Work to be completed: Restate the full listing word for word and leave the pictures out.

+++ The input

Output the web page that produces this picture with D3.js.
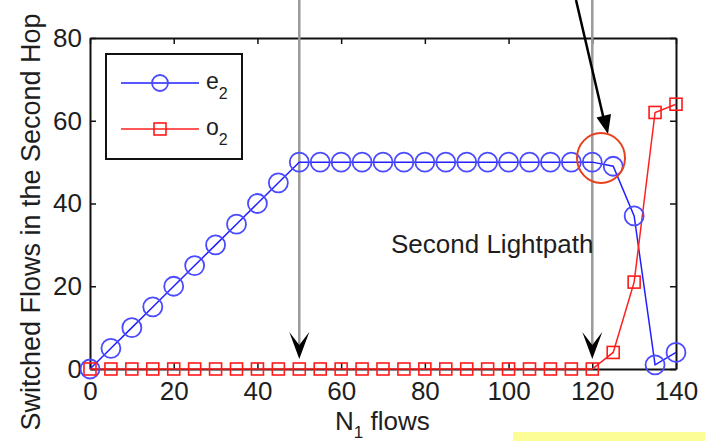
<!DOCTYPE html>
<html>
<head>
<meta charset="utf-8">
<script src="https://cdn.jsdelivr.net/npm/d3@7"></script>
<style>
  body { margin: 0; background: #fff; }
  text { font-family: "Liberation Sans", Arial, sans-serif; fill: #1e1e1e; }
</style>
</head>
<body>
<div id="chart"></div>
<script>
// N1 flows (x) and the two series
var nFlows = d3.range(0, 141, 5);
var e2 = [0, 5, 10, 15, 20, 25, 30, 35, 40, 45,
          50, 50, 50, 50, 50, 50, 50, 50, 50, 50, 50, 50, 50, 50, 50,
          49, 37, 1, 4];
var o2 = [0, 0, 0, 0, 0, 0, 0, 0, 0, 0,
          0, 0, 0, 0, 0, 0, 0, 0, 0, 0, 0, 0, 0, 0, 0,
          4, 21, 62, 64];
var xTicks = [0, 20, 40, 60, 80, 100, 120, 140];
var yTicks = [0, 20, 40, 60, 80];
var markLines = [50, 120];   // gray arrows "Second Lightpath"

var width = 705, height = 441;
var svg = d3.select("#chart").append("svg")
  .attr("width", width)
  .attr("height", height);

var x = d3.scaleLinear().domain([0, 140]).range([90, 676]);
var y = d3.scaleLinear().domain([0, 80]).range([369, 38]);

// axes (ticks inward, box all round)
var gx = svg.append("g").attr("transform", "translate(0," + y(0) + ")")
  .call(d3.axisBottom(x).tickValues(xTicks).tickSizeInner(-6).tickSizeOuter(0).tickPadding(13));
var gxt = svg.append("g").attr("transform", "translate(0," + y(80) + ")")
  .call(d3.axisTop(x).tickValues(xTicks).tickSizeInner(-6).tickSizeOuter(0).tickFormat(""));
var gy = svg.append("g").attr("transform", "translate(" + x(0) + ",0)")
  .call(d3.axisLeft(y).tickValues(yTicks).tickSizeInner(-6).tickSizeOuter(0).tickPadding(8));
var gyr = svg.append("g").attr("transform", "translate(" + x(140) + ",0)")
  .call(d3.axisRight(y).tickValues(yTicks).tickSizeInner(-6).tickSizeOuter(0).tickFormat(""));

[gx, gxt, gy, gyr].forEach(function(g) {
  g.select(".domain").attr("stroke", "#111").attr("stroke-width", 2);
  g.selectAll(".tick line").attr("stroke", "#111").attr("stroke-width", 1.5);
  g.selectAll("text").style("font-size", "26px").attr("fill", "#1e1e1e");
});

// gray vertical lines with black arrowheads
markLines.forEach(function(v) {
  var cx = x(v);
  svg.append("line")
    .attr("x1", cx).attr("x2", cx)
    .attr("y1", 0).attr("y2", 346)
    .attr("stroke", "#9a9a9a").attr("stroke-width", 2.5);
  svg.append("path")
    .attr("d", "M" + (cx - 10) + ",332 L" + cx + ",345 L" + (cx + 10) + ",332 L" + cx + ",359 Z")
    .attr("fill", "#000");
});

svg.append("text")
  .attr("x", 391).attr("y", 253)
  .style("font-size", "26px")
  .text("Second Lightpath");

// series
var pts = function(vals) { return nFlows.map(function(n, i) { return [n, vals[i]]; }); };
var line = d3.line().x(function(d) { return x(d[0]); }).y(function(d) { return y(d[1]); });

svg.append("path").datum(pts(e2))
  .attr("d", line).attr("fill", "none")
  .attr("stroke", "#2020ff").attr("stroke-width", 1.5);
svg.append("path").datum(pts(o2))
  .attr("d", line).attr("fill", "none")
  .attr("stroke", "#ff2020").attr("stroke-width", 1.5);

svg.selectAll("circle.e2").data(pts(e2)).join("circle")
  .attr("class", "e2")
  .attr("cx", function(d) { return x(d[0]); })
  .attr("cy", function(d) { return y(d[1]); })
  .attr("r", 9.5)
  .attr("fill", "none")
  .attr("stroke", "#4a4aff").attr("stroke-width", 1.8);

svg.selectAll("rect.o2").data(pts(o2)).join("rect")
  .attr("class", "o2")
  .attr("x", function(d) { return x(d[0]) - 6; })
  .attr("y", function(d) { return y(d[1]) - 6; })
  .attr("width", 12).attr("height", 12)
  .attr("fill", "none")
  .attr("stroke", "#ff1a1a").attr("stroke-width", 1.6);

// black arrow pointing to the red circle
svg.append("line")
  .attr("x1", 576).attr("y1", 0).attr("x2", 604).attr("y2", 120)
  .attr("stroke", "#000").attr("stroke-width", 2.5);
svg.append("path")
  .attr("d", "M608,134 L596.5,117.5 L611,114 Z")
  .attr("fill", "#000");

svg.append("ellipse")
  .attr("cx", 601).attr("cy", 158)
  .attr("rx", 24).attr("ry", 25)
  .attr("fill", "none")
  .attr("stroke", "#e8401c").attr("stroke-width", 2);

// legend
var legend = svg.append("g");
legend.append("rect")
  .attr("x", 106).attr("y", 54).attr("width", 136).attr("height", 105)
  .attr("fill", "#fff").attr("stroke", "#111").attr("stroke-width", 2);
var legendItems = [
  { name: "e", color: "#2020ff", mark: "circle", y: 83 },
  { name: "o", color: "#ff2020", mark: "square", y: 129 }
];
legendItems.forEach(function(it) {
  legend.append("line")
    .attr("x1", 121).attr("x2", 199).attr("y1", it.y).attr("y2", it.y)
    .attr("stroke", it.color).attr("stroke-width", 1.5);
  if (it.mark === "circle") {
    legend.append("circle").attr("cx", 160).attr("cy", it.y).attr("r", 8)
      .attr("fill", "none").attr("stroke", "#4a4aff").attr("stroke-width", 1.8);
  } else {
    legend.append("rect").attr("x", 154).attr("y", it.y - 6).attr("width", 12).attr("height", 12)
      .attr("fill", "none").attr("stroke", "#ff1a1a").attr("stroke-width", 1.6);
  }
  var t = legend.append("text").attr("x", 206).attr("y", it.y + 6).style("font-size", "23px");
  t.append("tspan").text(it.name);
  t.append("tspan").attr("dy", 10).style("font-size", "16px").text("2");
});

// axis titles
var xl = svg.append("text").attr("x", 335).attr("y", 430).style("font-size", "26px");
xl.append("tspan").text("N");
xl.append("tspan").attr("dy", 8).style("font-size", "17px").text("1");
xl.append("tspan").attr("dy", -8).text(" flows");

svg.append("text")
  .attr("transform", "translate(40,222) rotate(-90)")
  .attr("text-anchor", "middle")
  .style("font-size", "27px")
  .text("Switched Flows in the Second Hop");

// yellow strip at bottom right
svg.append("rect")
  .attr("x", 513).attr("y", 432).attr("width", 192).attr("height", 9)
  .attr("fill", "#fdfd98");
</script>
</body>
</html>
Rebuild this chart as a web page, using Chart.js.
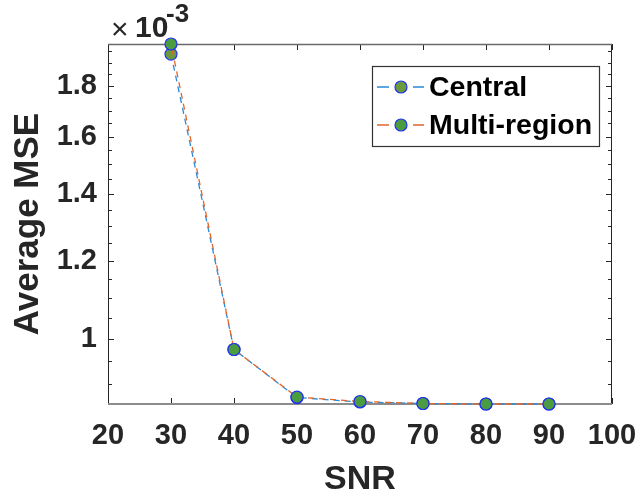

++++++

Solution:
Output the web page that produces this picture with D3.js.
<!DOCTYPE html>
<html>
<head>
<meta charset="utf-8">
<script src="https://cdn.jsdelivr.net/npm/d3@7"></script>
<style>
  body { margin: 0; background: #fff; }
  text { font-family: "Liberation Sans", Arial, sans-serif; fill: #1e1e1e; }
</style>
</head>
<body>
<div id="chart"></div>
<script>
// N1 flows (x) and the two series
var nFlows = d3.range(0, 141, 5);
var e2 = [0, 5, 10, 15, 20, 25, 30, 35, 40, 45,
          50, 50, 50, 50, 50, 50, 50, 50, 50, 50, 50, 50, 50, 50, 50,
          49, 37, 1, 4];
var o2 = [0, 0, 0, 0, 0, 0, 0, 0, 0, 0,
          0, 0, 0, 0, 0, 0, 0, 0, 0, 0, 0, 0, 0, 0, 0,
          4, 21, 62, 64];
var xTicks = [0, 20, 40, 60, 80, 100, 120, 140];
var yTicks = [0, 20, 40, 60, 80];
var markLines = [50, 120];   // gray arrows "Second Lightpath"

var width = 705, height = 441;
var svg = d3.select("#chart").append("svg")
  .attr("width", width)
  .attr("height", height);

var x = d3.scaleLinear().domain([0, 140]).range([90, 676]);
var y = d3.scaleLinear().domain([0, 80]).range([369, 38]);

// axes (ticks inward, box all round)
var gx = svg.append("g").attr("transform", "translate(0," + y(0) + ")")
  .call(d3.axisBottom(x).tickValues(xTicks).tickSizeInner(-6).tickSizeOuter(0).tickPadding(13));
var gxt = svg.append("g").attr("transform", "translate(0," + y(80) + ")")
  .call(d3.axisTop(x).tickValues(xTicks).tickSizeInner(-6).tickSizeOuter(0).tickFormat(""));
var gy = svg.append("g").attr("transform", "translate(" + x(0) + ",0)")
  .call(d3.axisLeft(y).tickValues(yTicks).tickSizeInner(-6).tickSizeOuter(0).tickPadding(8));
var gyr = svg.append("g").attr("transform", "translate(" + x(140) + ",0)")
  .call(d3.axisRight(y).tickValues(yTicks).tickSizeInner(-6).tickSizeOuter(0).tickFormat(""));

[gx, gxt, gy, gyr].forEach(function(g) {
  g.select(".domain").attr("stroke", "#111").attr("stroke-width", 2);
  g.selectAll(".tick line").attr("stroke", "#111").attr("stroke-width", 1.5);
  g.selectAll("text").style("font-size", "26px").attr("fill", "#1e1e1e");
});

// gray vertical lines with black arrowheads
markLines.forEach(function(v) {
  var cx = x(v);
  svg.append("line")
    .attr("x1", cx).attr("x2", cx)
    .attr("y1", 0).attr("y2", 346)
    .attr("stroke", "#9a9a9a").attr("stroke-width", 2.5);
  svg.append("path")
    .attr("d", "M" + (cx - 10) + ",332 L" + cx + ",345 L" + (cx + 10) + ",332 L" + cx + ",359 Z")
    .attr("fill", "#000");
});

svg.append("text")
  .attr("x", 391).attr("y", 253)
  .style("font-size", "26px")
  .text("Second Lightpath");

// series
var pts = function(vals) { return nFlows.map(function(n, i) { return [n, vals[i]]; }); };
var line = d3.line().x(function(d) { return x(d[0]); }).y(function(d) { return y(d[1]); });

svg.append("path").datum(pts(e2))
  .attr("d", line).attr("fill", "none")
  .attr("stroke", "#2020ff").attr("stroke-width", 1.5);
svg.append("path").datum(pts(o2))
  .attr("d", line).attr("fill", "none")
  .attr("stroke", "#ff2020").attr("stroke-width", 1.5);

svg.selectAll("circle.e2").data(pts(e2)).join("circle")
  .attr("class", "e2")
  .attr("cx", function(d) { return x(d[0]); })
  .attr("cy", function(d) { return y(d[1]); })
  .attr("r", 9.5)
  .attr("fill", "none")
  .attr("stroke", "#4a4aff").attr("stroke-width", 1.8);

svg.selectAll("rect.o2").data(pts(o2)).join("rect")
  .attr("class", "o2")
  .attr("x", function(d) { return x(d[0]) - 6; })
  .attr("y", function(d) { return y(d[1]) - 6; })
  .attr("width", 12).attr("height", 12)
  .attr("fill", "none")
  .attr("stroke", "#ff1a1a").attr("stroke-width", 1.6);

// black arrow pointing to the red circle
svg.append("line")
  .attr("x1", 576).attr("y1", 0).attr("x2", 604).attr("y2", 120)
  .attr("stroke", "#000").attr("stroke-width", 2.5);
svg.append("path")
  .attr("d", "M608,134 L596.5,117.5 L611,114 Z")
  .attr("fill", "#000");

svg.append("ellipse")
  .attr("cx", 601).attr("cy", 158)
  .attr("rx", 24).attr("ry", 25)
  .attr("fill", "none")
  .attr("stroke", "#e8401c").attr("stroke-width", 2);

// legend
var legend = svg.append("g");
legend.append("rect")
  .attr("x", 106).attr("y", 54).attr("width", 136).attr("height", 105)
  .attr("fill", "#fff").attr("stroke", "#111").attr("stroke-width", 2);
var legendItems = [
  { name: "e", color: "#2020ff", mark: "circle", y: 83 },
  { name: "o", color: "#ff2020", mark: "square", y: 129 }
];
legendItems.forEach(function(it) {
  legend.append("line")
    .attr("x1", 121).attr("x2", 199).attr("y1", it.y).attr("y2", it.y)
    .attr("stroke", it.color).attr("stroke-width", 1.5);
  if (it.mark === "circle") {
    legend.append("circle").attr("cx", 160).attr("cy", it.y).attr("r", 8)
      .attr("fill", "none").attr("stroke", "#4a4aff").attr("stroke-width", 1.8);
  } else {
    legend.append("rect").attr("x", 154).attr("y", it.y - 6).attr("width", 12).attr("height", 12)
      .attr("fill", "none").attr("stroke", "#ff1a1a").attr("stroke-width", 1.6);
  }
  var t = legend.append("text").attr("x", 206).attr("y", it.y + 6).style("font-size", "23px");
  t.append("tspan").text(it.name);
  t.append("tspan").attr("dy", 10).style("font-size", "16px").text("2");
});

// axis titles
var xl = svg.append("text").attr("x", 335).attr("y", 430).style("font-size", "26px");
xl.append("tspan").text("N");
xl.append("tspan").attr("dy", 8).style("font-size", "17px").text("1");
xl.append("tspan").attr("dy", -8).text(" flows");

svg.append("text")
  .attr("transform", "translate(40,222) rotate(-90)")
  .attr("text-anchor", "middle")
  .style("font-size", "27px")
  .text("Switched Flows in the Second Hop");

// yellow strip at bottom right
svg.append("rect")
  .attr("x", 513).attr("y", 432).attr("width", 192).attr("height", 9)
  .attr("fill", "#fdfd98");
</script>
</body>
</html>
Rebuild this chart as a web page, using Chart.js.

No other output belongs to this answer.